The 'eminently buyable' Family Songbook

It was one of those 'Can't beat Wellington on a good day' days last Thursday when John Newton's third book of poetry, Family Songbook, was launched at the Stout centre by Mark Williams. Attendees spilled out into the hall and onto the sunny deck from the packed room. We enjoyed Mark's launch speech so much we convinced him to share it with you all below:

A study in poetic contemplation.


Reading John’s new book, Family Songbook, carried me back nearly thirty years to his first book, Tales of the Angler’s Eldorado, published by Untold Books’ Simon Garrett, who showed what could be done in Christchurch in those faraway days. Family Songbook and Tales speak to each other in several ways. They are the same size, have almost the same number of pages, are both elegantly simple in design, and they both channel a poetics of place tied to childhood, the South Island, Canterbury, Marlborough, the landscape seen through the haze of the odd joint as well as its painters, poets and sportswriters.

John is a parsimonious author when it comes to publication.
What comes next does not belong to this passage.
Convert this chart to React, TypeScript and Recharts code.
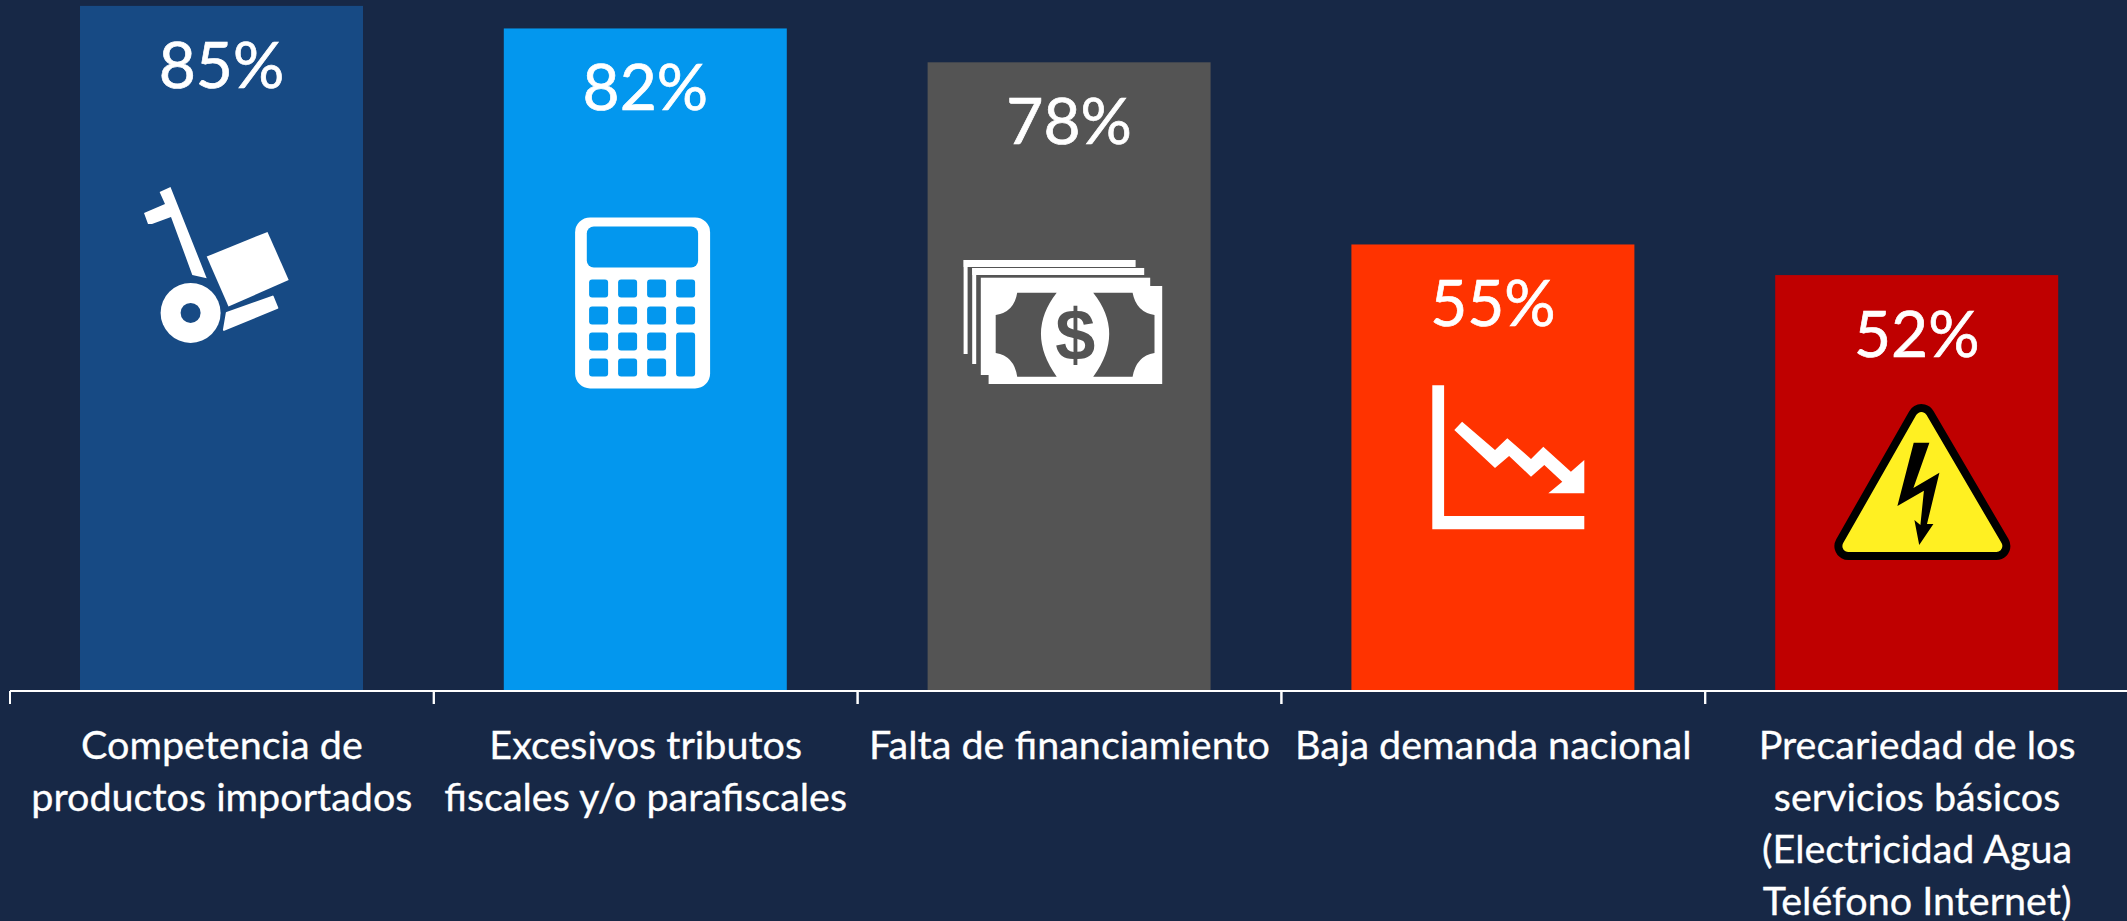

The value of this slow delivery shows in the way so many of the poems in the 1985 book have stood the distance and remain vigorous, slightly out of reach, full of sinewy phrases knotted together from odd sources. This from ‘The Chicken Factory’:


…Bacteria
huff and steam till the culture’s

polythene seal turns hot to the touch
promising friable, worm-purple dirt by the barrowload.

The poems in Family Songbook are less compact than those in The Angler’s Eldorado, the voice less tightly reserved–almost relaxed. And there is direct expression of emotion, as in ‘Small Farmers’ where the bully of the school dorm, Frank, gets an enraged stanza all to himself. ‘Small Farmers’ is a poem I have heard before. John read it to a second year NZ literature class at Victoria a couple of years back. At the time I was disconcerted, shocked even, by the poem’s directness and personal animus. Why was the poet stepping so nakedly into the light? At this distance I am grateful that he has stepped out, as it were, capable both of righteous indignation and of light humour.
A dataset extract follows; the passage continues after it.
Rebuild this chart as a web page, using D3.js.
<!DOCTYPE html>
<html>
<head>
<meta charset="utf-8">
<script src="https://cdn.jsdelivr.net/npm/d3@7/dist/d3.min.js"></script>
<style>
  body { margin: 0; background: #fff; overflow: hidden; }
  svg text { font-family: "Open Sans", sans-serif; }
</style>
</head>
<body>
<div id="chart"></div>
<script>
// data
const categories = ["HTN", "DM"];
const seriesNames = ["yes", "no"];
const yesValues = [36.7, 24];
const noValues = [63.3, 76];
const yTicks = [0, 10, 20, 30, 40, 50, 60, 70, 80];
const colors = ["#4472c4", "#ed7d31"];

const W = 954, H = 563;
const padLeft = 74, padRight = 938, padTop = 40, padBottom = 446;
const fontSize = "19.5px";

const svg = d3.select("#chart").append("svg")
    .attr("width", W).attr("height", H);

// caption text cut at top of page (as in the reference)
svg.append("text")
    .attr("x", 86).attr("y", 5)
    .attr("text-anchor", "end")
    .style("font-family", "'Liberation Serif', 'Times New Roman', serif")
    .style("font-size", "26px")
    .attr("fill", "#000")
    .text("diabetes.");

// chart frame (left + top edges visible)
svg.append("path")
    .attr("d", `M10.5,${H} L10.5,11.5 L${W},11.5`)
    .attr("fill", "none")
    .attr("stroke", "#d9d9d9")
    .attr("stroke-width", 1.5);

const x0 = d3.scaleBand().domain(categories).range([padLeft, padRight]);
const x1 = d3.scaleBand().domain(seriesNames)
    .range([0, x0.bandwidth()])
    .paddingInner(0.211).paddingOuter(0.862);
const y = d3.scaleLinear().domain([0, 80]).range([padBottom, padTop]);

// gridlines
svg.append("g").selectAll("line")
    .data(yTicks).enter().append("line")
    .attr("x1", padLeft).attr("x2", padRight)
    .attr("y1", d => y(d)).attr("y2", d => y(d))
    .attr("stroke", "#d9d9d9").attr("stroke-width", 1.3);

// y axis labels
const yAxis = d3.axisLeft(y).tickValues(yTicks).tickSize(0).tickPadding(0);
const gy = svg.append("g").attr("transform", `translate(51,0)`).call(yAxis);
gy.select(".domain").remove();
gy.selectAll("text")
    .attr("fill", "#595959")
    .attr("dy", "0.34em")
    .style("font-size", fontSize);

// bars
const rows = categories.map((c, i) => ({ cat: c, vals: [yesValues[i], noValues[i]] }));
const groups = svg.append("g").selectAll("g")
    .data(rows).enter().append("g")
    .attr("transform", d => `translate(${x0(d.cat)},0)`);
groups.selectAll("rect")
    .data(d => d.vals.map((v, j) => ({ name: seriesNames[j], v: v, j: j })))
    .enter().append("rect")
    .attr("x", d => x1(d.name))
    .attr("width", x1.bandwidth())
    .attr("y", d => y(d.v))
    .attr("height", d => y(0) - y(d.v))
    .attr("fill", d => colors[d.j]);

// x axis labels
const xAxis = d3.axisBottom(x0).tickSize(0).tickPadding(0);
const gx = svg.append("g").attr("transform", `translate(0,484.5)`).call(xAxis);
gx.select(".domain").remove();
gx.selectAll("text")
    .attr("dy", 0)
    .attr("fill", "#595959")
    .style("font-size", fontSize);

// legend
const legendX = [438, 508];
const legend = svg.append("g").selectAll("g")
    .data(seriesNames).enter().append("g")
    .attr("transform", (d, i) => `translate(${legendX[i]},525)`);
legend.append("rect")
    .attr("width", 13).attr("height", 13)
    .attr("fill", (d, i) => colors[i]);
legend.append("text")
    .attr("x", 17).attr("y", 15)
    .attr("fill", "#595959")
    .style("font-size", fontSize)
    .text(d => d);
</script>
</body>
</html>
I love the poem ‘Small Farmers’ for its unlikely combination of dog-dosing strip and Apollo 11, for the sudden slip in register from listening to ‘Red Rubber Ball’ to noting something is wrong with the neighbours, for the attention to ordinary exchanges and sympathies—to ‘small, kind things’ in an often brutal world. I like the heroic literary discovery of Barry Crump in the boy’s world: ‘so this was reading!’ And the disappointment of the actual man—the back-country man of letters—on a school visit.
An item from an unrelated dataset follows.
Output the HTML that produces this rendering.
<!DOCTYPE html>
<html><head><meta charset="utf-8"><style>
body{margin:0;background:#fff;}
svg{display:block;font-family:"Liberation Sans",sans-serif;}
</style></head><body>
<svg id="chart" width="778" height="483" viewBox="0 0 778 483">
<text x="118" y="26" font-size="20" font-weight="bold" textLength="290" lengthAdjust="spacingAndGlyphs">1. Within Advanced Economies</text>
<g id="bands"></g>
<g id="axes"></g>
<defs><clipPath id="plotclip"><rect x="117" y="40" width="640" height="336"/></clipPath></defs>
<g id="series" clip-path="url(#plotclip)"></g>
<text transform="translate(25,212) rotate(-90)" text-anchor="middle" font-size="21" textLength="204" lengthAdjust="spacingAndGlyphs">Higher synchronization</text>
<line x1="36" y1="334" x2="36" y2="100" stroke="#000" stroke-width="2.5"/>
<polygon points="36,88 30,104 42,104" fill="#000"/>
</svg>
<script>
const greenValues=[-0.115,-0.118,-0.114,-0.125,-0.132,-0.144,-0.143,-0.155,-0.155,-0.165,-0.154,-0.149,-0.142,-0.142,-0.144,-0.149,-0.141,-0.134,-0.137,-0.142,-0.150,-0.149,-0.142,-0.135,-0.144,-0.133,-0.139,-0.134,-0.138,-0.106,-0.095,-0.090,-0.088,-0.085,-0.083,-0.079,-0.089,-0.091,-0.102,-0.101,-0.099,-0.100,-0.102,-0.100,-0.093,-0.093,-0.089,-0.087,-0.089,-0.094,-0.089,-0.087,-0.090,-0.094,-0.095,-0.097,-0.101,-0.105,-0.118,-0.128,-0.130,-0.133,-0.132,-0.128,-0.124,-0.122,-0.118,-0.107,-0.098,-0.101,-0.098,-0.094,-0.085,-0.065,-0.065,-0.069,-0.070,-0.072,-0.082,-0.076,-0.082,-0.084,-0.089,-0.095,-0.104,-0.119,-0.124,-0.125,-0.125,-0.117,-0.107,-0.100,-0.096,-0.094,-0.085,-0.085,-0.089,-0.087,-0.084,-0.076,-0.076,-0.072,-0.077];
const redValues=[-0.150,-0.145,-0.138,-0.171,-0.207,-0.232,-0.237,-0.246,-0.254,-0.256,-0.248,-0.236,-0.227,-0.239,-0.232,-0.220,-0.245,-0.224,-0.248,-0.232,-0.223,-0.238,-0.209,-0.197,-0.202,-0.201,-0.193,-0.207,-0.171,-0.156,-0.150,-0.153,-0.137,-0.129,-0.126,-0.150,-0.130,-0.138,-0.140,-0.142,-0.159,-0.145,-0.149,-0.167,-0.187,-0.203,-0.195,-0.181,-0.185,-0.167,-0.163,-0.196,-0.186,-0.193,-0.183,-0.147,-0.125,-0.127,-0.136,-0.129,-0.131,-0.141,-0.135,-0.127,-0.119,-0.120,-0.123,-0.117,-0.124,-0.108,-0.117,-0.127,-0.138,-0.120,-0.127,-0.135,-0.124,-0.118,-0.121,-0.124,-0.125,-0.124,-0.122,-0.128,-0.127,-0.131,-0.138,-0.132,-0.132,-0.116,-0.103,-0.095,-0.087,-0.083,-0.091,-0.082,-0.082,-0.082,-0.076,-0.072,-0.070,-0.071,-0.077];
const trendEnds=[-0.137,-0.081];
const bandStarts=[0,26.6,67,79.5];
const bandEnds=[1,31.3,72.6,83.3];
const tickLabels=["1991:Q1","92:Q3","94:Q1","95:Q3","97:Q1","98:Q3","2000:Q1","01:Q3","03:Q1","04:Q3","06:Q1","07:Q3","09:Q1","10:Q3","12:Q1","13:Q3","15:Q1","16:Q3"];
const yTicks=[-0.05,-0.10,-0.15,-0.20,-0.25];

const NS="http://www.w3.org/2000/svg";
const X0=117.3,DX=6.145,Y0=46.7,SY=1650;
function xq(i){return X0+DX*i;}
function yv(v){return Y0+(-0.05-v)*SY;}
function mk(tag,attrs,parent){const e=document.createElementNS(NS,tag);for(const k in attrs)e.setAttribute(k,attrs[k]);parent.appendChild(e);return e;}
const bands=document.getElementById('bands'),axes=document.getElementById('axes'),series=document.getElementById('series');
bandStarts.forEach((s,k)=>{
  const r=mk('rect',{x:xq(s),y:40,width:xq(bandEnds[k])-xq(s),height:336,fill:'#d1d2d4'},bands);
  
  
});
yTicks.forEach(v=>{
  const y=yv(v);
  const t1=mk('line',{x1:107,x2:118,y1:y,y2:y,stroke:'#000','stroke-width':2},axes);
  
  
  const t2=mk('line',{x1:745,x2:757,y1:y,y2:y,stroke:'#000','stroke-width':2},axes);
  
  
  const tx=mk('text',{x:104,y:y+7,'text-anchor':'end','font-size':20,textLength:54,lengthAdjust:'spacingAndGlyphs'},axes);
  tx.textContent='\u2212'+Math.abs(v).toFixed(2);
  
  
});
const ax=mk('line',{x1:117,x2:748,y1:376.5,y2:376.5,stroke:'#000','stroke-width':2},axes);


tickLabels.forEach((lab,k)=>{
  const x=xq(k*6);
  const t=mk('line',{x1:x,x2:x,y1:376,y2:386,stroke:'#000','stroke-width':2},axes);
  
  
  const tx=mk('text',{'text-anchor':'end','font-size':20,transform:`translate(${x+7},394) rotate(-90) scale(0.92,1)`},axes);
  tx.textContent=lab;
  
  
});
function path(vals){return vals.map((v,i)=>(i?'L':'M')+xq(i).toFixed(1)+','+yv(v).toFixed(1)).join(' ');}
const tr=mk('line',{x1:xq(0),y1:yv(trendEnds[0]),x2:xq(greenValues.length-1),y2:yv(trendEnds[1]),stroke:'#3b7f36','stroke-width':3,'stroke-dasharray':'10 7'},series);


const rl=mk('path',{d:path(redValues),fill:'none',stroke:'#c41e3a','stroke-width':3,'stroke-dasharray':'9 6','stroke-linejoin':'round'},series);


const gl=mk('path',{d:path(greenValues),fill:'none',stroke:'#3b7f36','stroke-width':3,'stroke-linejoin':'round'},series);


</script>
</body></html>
Another poem, ‘Great Days in New Zealand Painting’, has one of those John Newton titles like Tales of the Anger’s Eldorado or ‘Trout Fishing and Sport in Maoriland’ that take us back to a curious literary source, in this case, I assume, Alan Mulgan’s Great Days in New Zealand Writing. They push at that literary filtration of nature and the country we find in the splendid ‘Opening the Book’, where Baxter’s ‘mountains crouch like tigers’ between us and the landscape. But in ‘Great Days’ the river named for Matthew Arnold is now ‘soaked like stewed tea in the gruel of the Grey’ and ‘back in the scenic zone’ we meet ‘a worshipper!/In ten-gallon hat and psychedelic lederhosen’

This is a terrific book, full of the cadences of country music, of leisured and weighty memory of fishing, guitar plucking and smoking and of beautifully tight images like that of hay bales ‘broadcast over the prairie/like megalithic knucklebones’.

In between Tales and Family Songbook there has been just one book of poems, Lives of the Poets, which appeared in 2010. He’s speeding up, perhaps because he is no longer an academic, especially one at poor old Canterbury University. But I’d happily wait another twenty years for something as beautifully fitted together and as full of verbal energy and surprise as this eminently buyable book.